» Source excerpt
○ ○ ○ ○ ○

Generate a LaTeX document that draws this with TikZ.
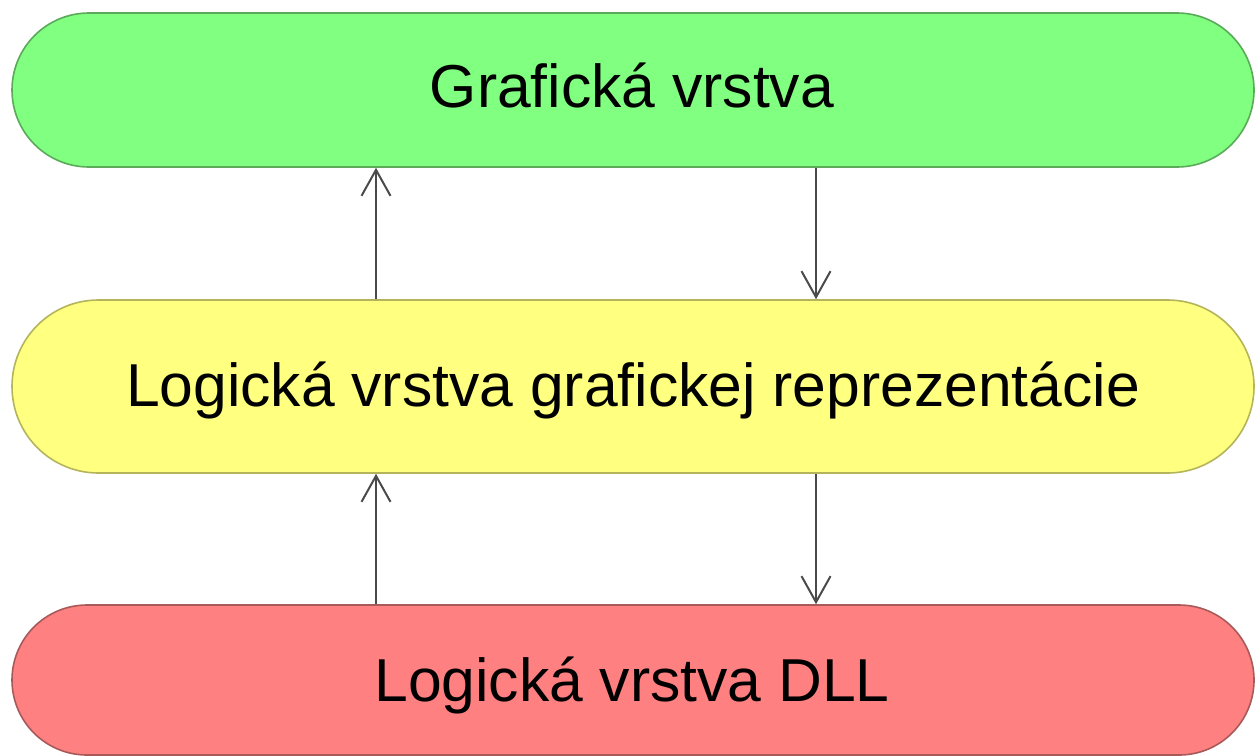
\documentclass[tikz,border=0pt]{standalone}
\usepackage{fontspec}
\setmainfont{Liberation Sans}
\usetikzlibrary{shapes.misc,arrows.meta}

\definecolor{grfill}{HTML}{80FF80}
\definecolor{grline}{HTML}{5AAA5A}
\definecolor{ylfill}{HTML}{FFFF80}
\definecolor{ylline}{HTML}{B4B45A}
\definecolor{rdfill}{HTML}{FF8080}
\definecolor{rdline}{HTML}{A85A5A}
\definecolor{arrline}{HTML}{4A4A4A}

\tikzset{
  layer/.style={rounded rectangle, minimum width=621pt, inner sep=0pt, line width=0.8pt},
  caption/.style={anchor=base, inner sep=0pt, font=\fontsize{30.3}{36}\selectfont},
  flow/.style={draw=arrline, line width=1pt,
    -{Straight Barb[length=13pt, width=14.5pt, line width=1pt]}},
}

\begin{document}
\begin{tikzpicture}[x=0.5pt, y=-0.5pt]
  \useasboundingbox (0,0) rectangle (1256,755);

  % the three layers
  \node[layer, fill=grfill, draw=grline, minimum height=77pt] (gr) at (633,90) {};
  \node[layer, fill=ylfill, draw=ylline, minimum height=86.5pt] (yl) at (633,386.5) {};
  \node[layer, fill=rdfill, draw=rdline, minimum height=75pt] (rd) at (633,680) {};

  \node[caption] (grt) at (632,107) {Grafická vrstva};
  \node[caption] (ylt) at (633,406) {Logická vrstva grafickej reprezentácie};
  \node[caption] (rdt) at (632,701) {Logická vrstva DLL};

  % columns of the connectors
  \coordinate (up) at (376,0);
  \coordinate (down) at (816,0);

  \draw[flow] (up |- yl.north) -- (up |- gr.south);
  \draw[flow] (down |- gr.south) -- (down |- yl.north);
  \draw[flow] (up |- rd.north) -- (up |- yl.south);
  \draw[flow] (down |- yl.south) -- (down |- rd.north);
\end{tikzpicture}
\end{document}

○ ○ ○ ○ ○

» What to work on
Repeat the data above exactly, but not the pictures.

» Task answer
Generate a LaTeX document that draws this with TikZ.
\documentclass[tikz,border=0pt]{standalone}
\usepackage{fontspec}
\setmainfont{Liberation Sans}
\usetikzlibrary{shapes.misc,arrows.meta}

\definecolor{grfill}{HTML}{80FF80}
\definecolor{grline}{HTML}{5AAA5A}
\definecolor{ylfill}{HTML}{FFFF80}
\definecolor{ylline}{HTML}{B4B45A}
\definecolor{rdfill}{HTML}{FF8080}
\definecolor{rdline}{HTML}{A85A5A}
\definecolor{arrline}{HTML}{4A4A4A}

\tikzset{
  layer/.style={rounded rectangle, minimum width=621pt, inner sep=0pt, line width=0.8pt},
  caption/.style={anchor=base, inner sep=0pt, font=\fontsize{30.3}{36}\selectfont},
  flow/.style={draw=arrline, line width=1pt,
    -{Straight Barb[length=13pt, width=14.5pt, line width=1pt]}},
}

\begin{document}
\begin{tikzpicture}[x=0.5pt, y=-0.5pt]
  \useasboundingbox (0,0) rectangle (1256,755);

  % the three layers
  \node[layer, fill=grfill, draw=grline, minimum height=77pt] (gr) at (633,90) {};
  \node[layer, fill=ylfill, draw=ylline, minimum height=86.5pt] (yl) at (633,386.5) {};
  \node[layer, fill=rdfill, draw=rdline, minimum height=75pt] (rd) at (633,680) {};

  \node[caption] (grt) at (632,107) {Grafická vrstva};
  \node[caption] (ylt) at (633,406) {Logická vrstva grafickej reprezentácie};
  \node[caption] (rdt) at (632,701) {Logická vrstva DLL};

  % columns of the connectors
  \coordinate (up) at (376,0);
  \coordinate (down) at (816,0);

  \draw[flow] (up |- yl.north) -- (up |- gr.south);
  \draw[flow] (down |- gr.south) -- (down |- yl.north);
  \draw[flow] (up |- rd.north) -- (up |- yl.south);
  \draw[flow] (down |- yl.south) -- (down |- rd.north);
\end{tikzpicture}
\end{document}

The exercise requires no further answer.